- To do
Copy the data below exactly, omitting any picture it contains.

- Information supplied
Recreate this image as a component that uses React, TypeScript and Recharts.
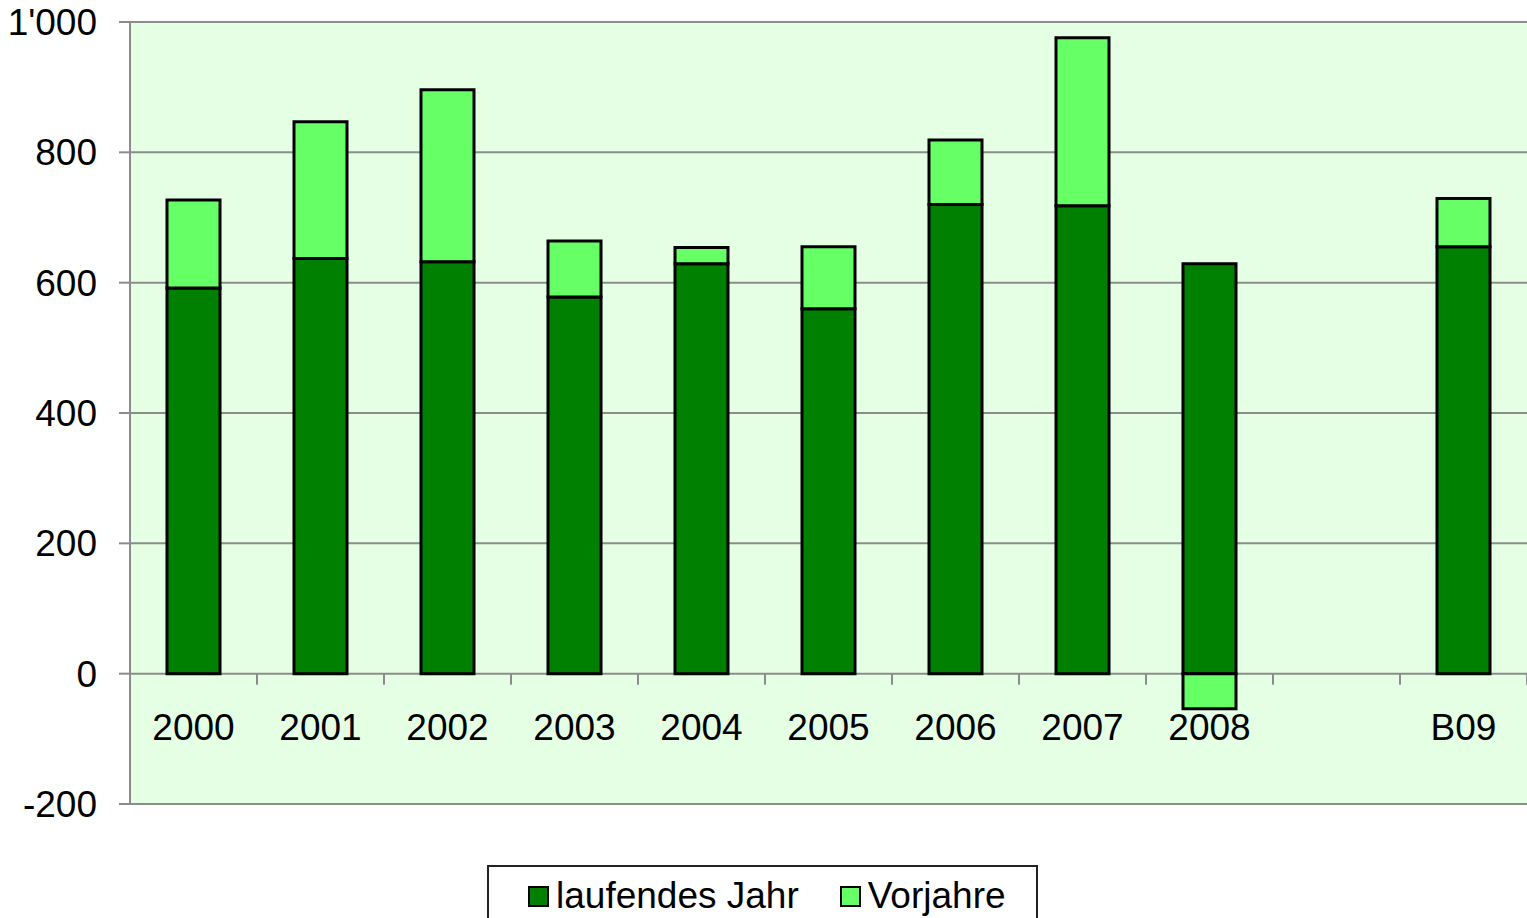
import { BarChart, Bar, XAxis, YAxis, CartesianGrid, Legend } from 'recharts';

const categories = ['2000', '2001', '2002', '2003', '2004', '2005', '2006', '2007', '2008', '', 'B09'];
const laufendesJahr = [592, 637, 632, 578, 629, 560, 720, 718, 629, null, 655];
const vorjahre = [135, 210, 264, 86, 25, 95, 99, 258, -54, null, 74];
const yTicks = [-200, 0, 200, 400, 600, 800, 1000];

const data = categories.map((name, i) => ({
  name,
  lauf: laufendesJahr[i],
  vor: vorjahre[i],
}));

const FONT = '"Liberation Sans", Arial, sans-serif';
const FS = 37;
const W = 1527;
const H = 918;
const PLOT_TOP = 22;
const PLOT_H = 782;
const Y_MIN = -200;
const Y_MAX = 1000;
const ZERO_Y = PLOT_TOP + (PLOT_H * Y_MAX) / (Y_MAX - Y_MIN);
const BAND = (W - 130) / categories.length;

const fmt = (v: number) => {
  if (Math.abs(v) >= 1000) {
    const s = String(v);
    return s.slice(0, s.length - 3) + "'" + s.slice(-3);
  }
  return String(v);
};

const XTick = ({ x = 0, payload }: { x?: number; y?: number; payload?: { value: string } }) => (
  <g>
    <line x1={x + BAND / 2} x2={x + BAND / 2} y1={ZERO_Y} y2={ZERO_Y + 11} stroke="#8c8c8c" strokeWidth={2} />
    <text x={x} y={ZERO_Y + 54} textAnchor="middle" dominantBaseline="central" fontSize={FS} fontFamily={FONT} fill="#000">
      {payload?.value}
    </text>
  </g>
);

const LegendBox = () => (
  <div
    style={{
      boxSizing: 'border-box',
      width: 551,
      height: 70,
      border: '2px solid #222',
      background: '#fff',
      display: 'flex',
      alignItems: 'flex-start',
      paddingTop: 8,
      paddingLeft: 39,
      fontFamily: FONT,
      fontSize: FS,
      color: '#000',
      lineHeight: '42px',
      whiteSpace: 'nowrap',
    }}
  >
    <span style={{ display: 'inline-block', width: 21, height: 21, background: '#008000', border: '2px solid #000', boxSizing: 'border-box', marginTop: 11, marginRight: 7 }} />
    <span>laufendes Jahr</span>
    <span style={{ display: 'inline-block', width: 21, height: 21, background: '#66FF66', border: '2px solid #000', boxSizing: 'border-box', marginTop: 11, marginLeft: 41, marginRight: 7 }} />
    <span>Vorjahre</span>
  </div>
);

export default function App() {
  return (
    <div style={{ position: 'absolute', left: 0, top: 0, width: W, height: H, background: '#fff' }}>
      <BarChart
        width={W}
        height={H}
        data={data}
        stackOffset="sign"
        barSize={53}
        margin={{ top: PLOT_TOP, right: 0, bottom: 0, left: 0 }}
      >
        <CartesianGrid vertical={false} stroke="#8c8c8c" strokeWidth={2} fill="#E5FFE5" fillOpacity={1} />
        <XAxis
          dataKey="name"
          height={H - PLOT_TOP - PLOT_H - 70}
          axisLine={false}
          tickLine={false}
          tick={<XTick />}
          interval={0}
        />
        <YAxis
          width={130}
          domain={[Y_MIN, Y_MAX]}
          ticks={yTicks}
          tickFormatter={fmt}
          axisLine={{ stroke: '#8c8c8c', strokeWidth: 2 }}
          tickLine={{ stroke: '#8c8c8c', strokeWidth: 2 }}
          tickSize={11}
          tickMargin={22}
          tick={{ fontSize: FS, fontFamily: FONT, fill: '#000' }}
        />
        <Bar dataKey="lauf" name="laufendes Jahr" stackId="a" fill="#008000" stroke="#000" strokeWidth={3} isAnimationActive={false} />
        <Bar dataKey="vor" name="Vorjahre" stackId="a" fill="#66FF66" stroke="#000" strokeWidth={3} isAnimationActive={false} />
        <Legend
          verticalAlign="bottom"
          content={<LegendBox />}
          wrapperStyle={{ position: 'absolute', left: 487, top: 865, width: 551, height: 70 }}
        />
      </BarChart>
    </div>
  );
}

- Result
Recreate this image as a component that uses React, TypeScript and Recharts.
import { BarChart, Bar, XAxis, YAxis, CartesianGrid, Legend } from 'recharts';

const categories = ['2000', '2001', '2002', '2003', '2004', '2005', '2006', '2007', '2008', '', 'B09'];
const laufendesJahr = [592, 637, 632, 578, 629, 560, 720, 718, 629, null, 655];
const vorjahre = [135, 210, 264, 86, 25, 95, 99, 258, -54, null, 74];
const yTicks = [-200, 0, 200, 400, 600, 800, 1000];

const data = categories.map((name, i) => ({
  name,
  lauf: laufendesJahr[i],
  vor: vorjahre[i],
}));

const FONT = '"Liberation Sans", Arial, sans-serif';
const FS = 37;
const W = 1527;
const H = 918;
const PLOT_TOP = 22;
const PLOT_H = 782;
const Y_MIN = -200;
const Y_MAX = 1000;
const ZERO_Y = PLOT_TOP + (PLOT_H * Y_MAX) / (Y_MAX - Y_MIN);
const BAND = (W - 130) / categories.length;

const fmt = (v: number) => {
  if (Math.abs(v) >= 1000) {
    const s = String(v);
    return s.slice(0, s.length - 3) + "'" + s.slice(-3);
  }
  return String(v);
};

const XTick = ({ x = 0, payload }: { x?: number; y?: number; payload?: { value: string } }) => (
  <g>
    <line x1={x + BAND / 2} x2={x + BAND / 2} y1={ZERO_Y} y2={ZERO_Y + 11} stroke="#8c8c8c" strokeWidth={2} />
    <text x={x} y={ZERO_Y + 54} textAnchor="middle" dominantBaseline="central" fontSize={FS} fontFamily={FONT} fill="#000">
      {payload?.value}
    </text>
  </g>
);

const LegendBox = () => (
  <div
    style={{
      boxSizing: 'border-box',
      width: 551,
      height: 70,
      border: '2px solid #222',
      background: '#fff',
      display: 'flex',
      alignItems: 'flex-start',
      paddingTop: 8,
      paddingLeft: 39,
      fontFamily: FONT,
      fontSize: FS,
      color: '#000',
      lineHeight: '42px',
      whiteSpace: 'nowrap',
    }}
  >
    <span style={{ display: 'inline-block', width: 21, height: 21, background: '#008000', border: '2px solid #000', boxSizing: 'border-box', marginTop: 11, marginRight: 7 }} />
    <span>laufendes Jahr</span>
    <span style={{ display: 'inline-block', width: 21, height: 21, background: '#66FF66', border: '2px solid #000', boxSizing: 'border-box', marginTop: 11, marginLeft: 41, marginRight: 7 }} />
    <span>Vorjahre</span>
  </div>
);

export default function App() {
  return (
    <div style={{ position: 'absolute', left: 0, top: 0, width: W, height: H, background: '#fff' }}>
      <BarChart
        width={W}
        height={H}
        data={data}
        stackOffset="sign"
        barSize={53}
        margin={{ top: PLOT_TOP, right: 0, bottom: 0, left: 0 }}
      >
        <CartesianGrid vertical={false} stroke="#8c8c8c" strokeWidth={2} fill="#E5FFE5" fillOpacity={1} />
        <XAxis
          dataKey="name"
          height={H - PLOT_TOP - PLOT_H - 70}
          axisLine={false}
          tickLine={false}
          tick={<XTick />}
          interval={0}
        />
        <YAxis
          width={130}
          domain={[Y_MIN, Y_MAX]}
          ticks={yTicks}
          tickFormatter={fmt}
          axisLine={{ stroke: '#8c8c8c', strokeWidth: 2 }}
          tickLine={{ stroke: '#8c8c8c', strokeWidth: 2 }}
          tickSize={11}
          tickMargin={22}
          tick={{ fontSize: FS, fontFamily: FONT, fill: '#000' }}
        />
        <Bar dataKey="lauf" name="laufendes Jahr" stackId="a" fill="#008000" stroke="#000" strokeWidth={3} isAnimationActive={false} />
        <Bar dataKey="vor" name="Vorjahre" stackId="a" fill="#66FF66" stroke="#000" strokeWidth={3} isAnimationActive={false} />
        <Legend
          verticalAlign="bottom"
          content={<LegendBox />}
          wrapperStyle={{ position: 'absolute', left: 487, top: 865, width: 551, height: 70 }}
        />
      </BarChart>
    </div>
  );
}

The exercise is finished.